=== Source excerpt ===
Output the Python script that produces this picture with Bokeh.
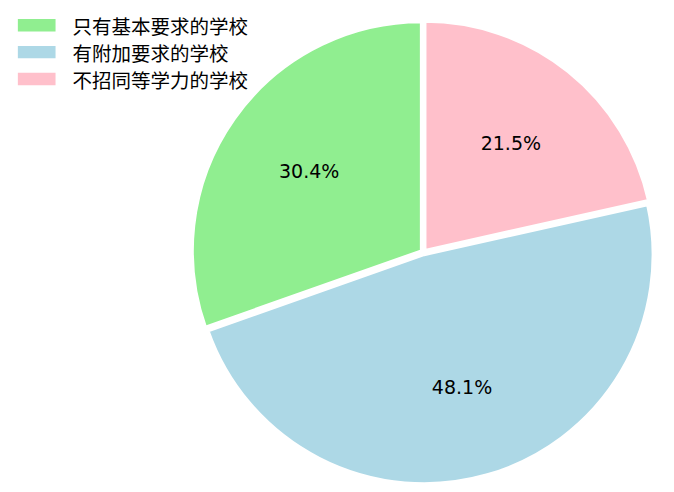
import numpy as np
from bokeh.plotting import figure
from bokeh.models import Range1d
from bokeh.core.properties import value
from bokeh.embed import file_html
from bokeh.resources import INLINE

# Share of schools by admission requirement
categories = ["只有基本要求的学校", "有附加要求的学校", "不招同等学力的学校"]
shares = [30.4, 48.1, 21.5]
colors = ["#90EE90", "#ADD8E6", "#FFC0CB"]

W, H = 674, 492
p = figure(width=W, height=H, output_backend="svg", toolbar_location=None,
           x_range=Range1d(0, W), y_range=Range1d(0, H),
           min_border=0, outline_line_color=None)
p.axis.visible = False
p.grid.visible = False
p.background_fill_color = "white"
p.border_fill_color = "white"

# pie geometry (screen-pixel units, y measured upwards)
cx, cy = 422.9, H - 251.8
r = 229.0
explode = 2.5

vals = np.array(shares, dtype=float)
frac = vals / vals.sum()
start = np.pi / 2 + 2 * np.pi * np.concatenate([[0], np.cumsum(frac)[:-1]])
end = start + 2 * np.pi * frac
mid = (start + end) / 2

xs = cx + explode * np.cos(mid)
ys = cy + explode * np.sin(mid)

p.wedge(x=xs, y=ys, radius=r, start_angle=start, end_angle=end,
        direction="anticlock", fill_color=colors, line_color="white",
        line_width=3)

# percentage labels at 60% of the radius
lx = xs + 0.6 * r * np.cos(mid)
ly = ys + 0.6 * r * np.sin(mid)
p.text(x=lx, y=ly, text=[f"{v:.1f}%" for v in shares],
       text_align="center", text_baseline="middle",
       text_font=value("DejaVu Sans"), text_font_size="19px",
       text_color="black")

# legend in the top-left corner
row0, step = 24.7, 26.9
rows = np.arange(len(categories))
ry = H - (row0 + step * rows)
p.rect(x=36.2, y=ry, width=37.7, height=12.4, fill_color=colors,
       line_color=None)
p.text(x=72, y=ry, text=categories, text_align="left",
       text_baseline="middle", text_font=value("Noto Sans CJK SC"),
       text_font_size="19.5px", text_color="black")

open("out.html", "w").write(file_html(p, INLINE))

=== Exercise instructions ===
Leave the pictures out and please restate exactly the lines running from the start of the material through the one with "from bokeh.resources import INLINE".

=== Response to this task ===
Output the Python script that produces this picture with Bokeh.
import numpy as np
from bokeh.plotting import figure
from bokeh.models import Range1d
from bokeh.core.properties import value
from bokeh.embed import file_html
from bokeh.resources import INLINE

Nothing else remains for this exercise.